Así pues, con la dosis de biografismo esperable, la directora y guionista perfila una serie de caracteres complementarios de existencia certificada en parece ser la mayoría de esos lugares con tanta prensa y a la vez con tanta literatura, difíciles de retratar sin hipérboles ni aspavientos a los que, en su infancia y adolescencia diferenciaban entre colegio e instituto.
Celia, el personaje central, interpretado con austeridad y solvencia por Andrea Fandós, ve pasar lo que apunta ser sexto de EGB hasta que una alumna nueva y forastera, Brisa (Zoe Arnao), entra en su pequeño mundo para ampliarlo. Es, anacrónicamente hablando, una preadolescente con ecosistema familiar complicado. Su madre, una brillante y contenida Natalia De Molina, la cría sola luchando por no sucumbir a las circunstancias. Aunque el retrato de ambientes y situaciones apela a las generalidades dentro del contexto específico, son interesantes las pinceladas locales que dan pistas acerca de cómo ciertos tópicos siguen ahí. La percepción de que los oriundos de gran ciudad se creen más que los de medianas y pequeñas, por ejemplo. En este caso, la fricción entre Barcelona y Zaragoza, de raigambre histórica pero perfectamente aplicable a cualquier otro caso. Dada la edad de las contendientes y la inexistencia de pseudotertulias pseudopolíticas en la época, la acusación es la de "creerse guay".

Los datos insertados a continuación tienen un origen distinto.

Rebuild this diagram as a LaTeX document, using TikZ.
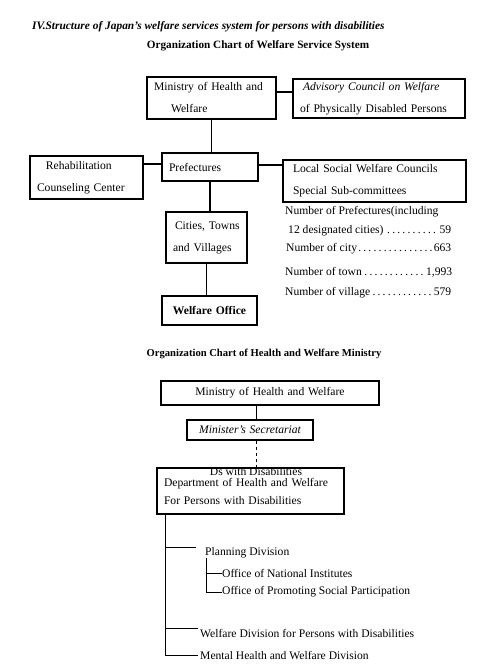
\documentclass[tikz,border=0pt]{standalone}
\usepackage{fontspec}
\setmainfont{Liberation Serif}
\begin{document}
\begin{tikzpicture}
  [x=1pt,y=-1pt,
   every node/.style={inner sep=0pt,font=\fontsize{11.6}{22}\selectfont},
   box/.style={draw,line width=1.2pt,rectangle,align=left,inner xsep=7pt},
   txt/.style={anchor=west}]
  \useasboundingbox (0,0) rectangle (493,672);
  % headings
  \node[txt,font=\fontsize{11.4}{12}\selectfont\bfseries\itshape] (title) at (32,27)
    {IV.Structure of Japan's welfare services system for persons with disabilities};
  \node[font=\fontsize{11.2}{12}\selectfont\bfseries] (head1) at (258,46)
    {Organization Chart of Welfare Service System};
  \node[font=\fontsize{10.6}{12}\selectfont\bfseries] (head2) at (264,354)
    {Organization Chart of Health and Welfare Ministry};

  % welfare service system
  \node[box,text width=115pt,minimum height=42pt] (mhw) at (211.5,98)
    {Ministry of Health and\\\hspace*{17pt}Welfare};
  \node[box,text width=158pt,minimum height=39pt] (adv) at (379,98.5)
    {\hspace*{3pt}\textit{Advisory Council on Welfare}\\of Physically Disabled Persons};
  \node[box,text width=82pt,minimum height=28pt] (pref) at (210,167) {Prefectures};
  \node[box,text width=99pt,minimum height=43pt] (rehab) at (86.5,177.5)
    {\hspace*{9pt}Rehabilitation\\Counseling Center};
  \node[box,text width=169pt,minimum height=42pt] (local) at (374.5,181)
    {\hspace*{3pt}Local Social Welfare Councils\\\hspace*{3pt}Special Sub-committees};
  \node[box,text width=67pt,minimum height=51pt] (cities) at (206.5,237.5)
    {\hspace*{2pt}Cities, Towns\\and Villages};
  \node[box,text width=81pt,minimum height=29pt,align=center,font=\fontsize{11.6}{22}\selectfont\bfseries]
    (office) at (209.5,310.5) {Welfare Office};

  % numbers
  \node[txt] (npref) at (285,212) {Number of Prefectures(including};
  \node[txt] (ndes) at (288,231) {\makebox[163pt][l]{12 designated cities)\dotfill 59}};
  \node[txt] (ncity) at (286,249) {\makebox[165pt][l]{Number of city\dotfill 663}};
  \node[txt] (ntown) at (285,272) {\makebox[167pt][l]{Number of town\dotfill 1,993}};
  \node[txt] (nvill) at (285,293) {\makebox[166pt][l]{Number of village\dotfill 579}};

  \draw[line width=1.2pt] ([yshift=6pt]mhw.east) -- ([yshift=6pt]mhw.east -| adv.west);
  \draw[line width=1.8pt] (mhw.south) -- (mhw.south |- pref.north);
  \draw[line width=1.2pt] ([yshift=3pt]pref.west) -- ([yshift=3pt]pref.west -| rehab.east);
  \draw[line width=1.2pt] ([yshift=2pt]pref.east) -- ([yshift=2pt]pref.east -| local.west);
  \foreach \from/\to in {pref/cities,cities/office}
    \draw[line width=1.2pt] (\from.south) -- (\from.south |- \to.north);

  % health and welfare ministry
  \node[box,text width=204pt,minimum height=24pt,align=center] (mhw2) at (270,393)
    {Ministry of Health and Welfare};
  \node[box,text width=112pt,minimum height=20pt,align=center,font=\fontsize{11.6}{22}\selectfont\itshape]
    (sec) at (250,430) {Minister's Secretariat};
  \node[box,text width=173pt,minimum height=46pt,font=\fontsize{11.6}{18}\selectfont] (dept) at (250.5,491)
    {Department of Health and Welfare\\For Persons with Disabilities};
  \node (ovl) at (256,472) {Ds with Disabilities};

  \draw[line width=1.8pt] ([xshift=6.5pt]sec.north) -- ([xshift=6.5pt]sec.north |- mhw2.south);
  \draw[line width=1.2pt,dashed] ([xshift=6.5pt]sec.south) -- ([xshift=6.5pt]sec.south |- dept.north);

  \node[txt] (plan) at (205,553) {Planning Division};
  \node[txt] (nat) at (222,573) {Office of National Institutes};
  \node[txt] (prom) at (222,592) {Office of Promoting Social Participation};
  \node[txt] (wel) at (200,633) {Welfare Division for Persons with Disabilities};
  \node[txt] (ment) at (200,655) {Mental Health and Welfare Division};

  \coordinate (trunk) at ([xshift=9pt]dept.south west);
  \draw[line width=1.8pt] (trunk) |- ([xshift=-9pt]plan.north west);
  \draw[line width=1pt] (trunk) |- ([xshift=-2pt]wel.north west);
  \draw[line width=1pt] (trunk) |- ([xshift=-2pt]ment.west);
  \foreach \to in {nat,prom}
    \draw[line width=1pt] ([xshift=1pt]plan.south west) |- (\to.west);
\end{tikzpicture}
\end{document}
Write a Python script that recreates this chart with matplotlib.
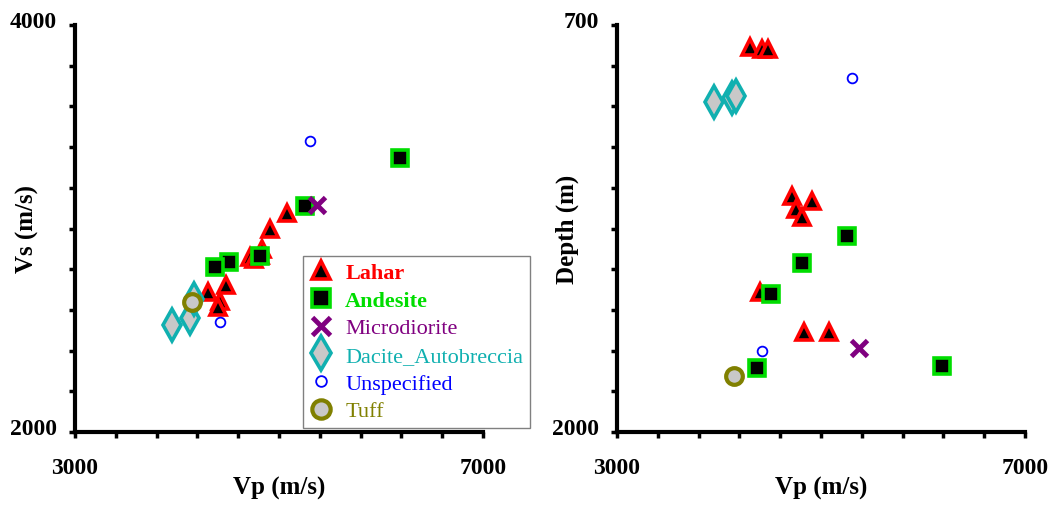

A las niñas de móvil y redes, los momentos de ingenuo esparcimiento grabando cintas de cassette o experimentando con cautela con las cosas de mayores probablemente les causaría estupor (aunque no sepan qué es tal cosa) y risillas. Qué pringadas. A las adolescentes iracundas que van escupiendo a otros en el transporte público, no digamos. A las madres que delegaban la educación de sus hijas en su más amplio espectro a la venerable institución de la Iglesia Católica les hará gracia.
Bajo esa capa de situaciones más o menos triviales subyace la palpitante incapacidad de comunicación entre padres e hijos, amigas, adultos y jóvenes. No había móviles ni tampoco orientadores escolares, ni psicólogos infantiles. Los momentos de silencio entre madre e hija, los instantes en los que parece que la olla va a explotar, son lacerantes. La única opción era esperar a comprender algún día. Estos huecos, lógicamente, han pasado factura algunos nuevos padres, que ahora se escoran al otro extremo de la negociación casi contractual de todo lo que acontece en el hogar.
Algunos/as echarán de menos más fiereza en la denuncia de aquel sistema de educación-represión-inmersión ideológica, encarnado por Francesca Piñón, que clava el arquetipo de monja irascible y chivata y madre sustituta depende del momento. Se indignarán por presentar con amabilidad aquellas sesiones de Pretecnología y catecismo. Pero la reacción se ha producido, y no todas las figuras señeras en las modernas narrativas sociológicas de género provienen de centros públicos y laicos. De todo se sale.
Las niñas. Premio Biznaga de Oro a la mejor película en el Festival de Málaga 2020.
Dirección y guion: Pilar Palomero
Música: Juan Carlos Naya
Fotografia: Daniela Cajías
Reparto: Andrea Fandós, Natalia De Molina, Carlota Gurpegui, Zoe Arnao, Julia Sierra, Francesca Piñón, Álvaro de Paz.